Paxos is the predecessor of the Raft algorithm. Both algorithms have the same consensus mechanism: Approved by a majority of nodes. Paxos is more difficult than Raft, because Paxos is running in a peer-to-peer network without Leader. For understanding Paxos well, I strongly recommend you to understand the Raft algorithm first.
Raft node has three actors: Candidate, Leader, Follower. The leader performs all requests and sorts the operation log. The follower receives the log and votes the final consensus. The Candidate is only set on leader election. For learning more Raft details, you can read my previous article.
Paxos node has three actors: Suggester, Voter, Learner. The Suggester receives a request and creates it as a proposal. The Voter grants permission to the proposal and votes the final consensus state in the next stage. The Learner saves the final state permanently.
Paxos algorithm has three committing phases:
- suggest a proposal.
- reject or grant the proposal.
- vote for consensus.
The Suggester makes a proposal ID and sends it to Voter. Each proposal ID represents the node's identity and two IDs can be compared. If two Suggesters had created a different proposal simultaneously, the proposal ID would be:
Node A creates a proposal and the ID is: [1, A]
Node B creates a proposal and the ID is: [1, B]
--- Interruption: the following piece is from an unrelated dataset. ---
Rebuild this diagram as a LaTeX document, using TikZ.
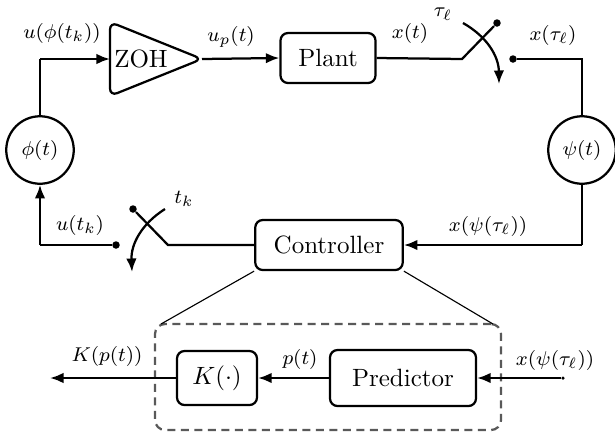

These two IDs can be compared:
[1,A] < [1,B]. In a peer-to-peer network with Paxos running, there is no single leader who can handle all requests and sort them. The comparable ID is used in which who can be performed first.
When a voter has granted permission to a proposal, e.g. [1, B], the later proposals which are lower than [1, B] will be rejected. The Suggester will know the rejection and reassign a higher proposal ID to send the Voter and obtain permission again.
The next phase is voting the final state. Because of the peer-to-peer network, each node may hold a different proposal. They must vote for the unique proposal that granted by majority of nodes. Then the final consensus state will be sent to Learner, and the Learner save it permanently.
There has a trap that we must resolve. Suppose Voter A and B are granting two proposals. They might like this:
A obtains permission for [1,A] B obtains permission for [2,B] A suggests [1,A] and is denied A obtains permission for [3,A] B suggests [2,B] and is denied B obtains permission for [3,B] A suggests [3,A] and is denied … repeat infinitely …
This will enter an infinite loop. To resolve this problem, we can use a timeout retransmission algorithm like TCP.
The Paxos paper didn't mention the details about error handling. If a node crashed, how to continue the consensus reaching? The leaderless peer-to-peer network adds more difficulties to development. Some Paxos variants improve the error handling by adding a leader with an election algorithm(Raft is an excellent example). When the leader handles all reqeusts, we can ensure the order of all requests. The remaing processing is to synchronize and vote the sequence of operations. and then commit the final consensus state.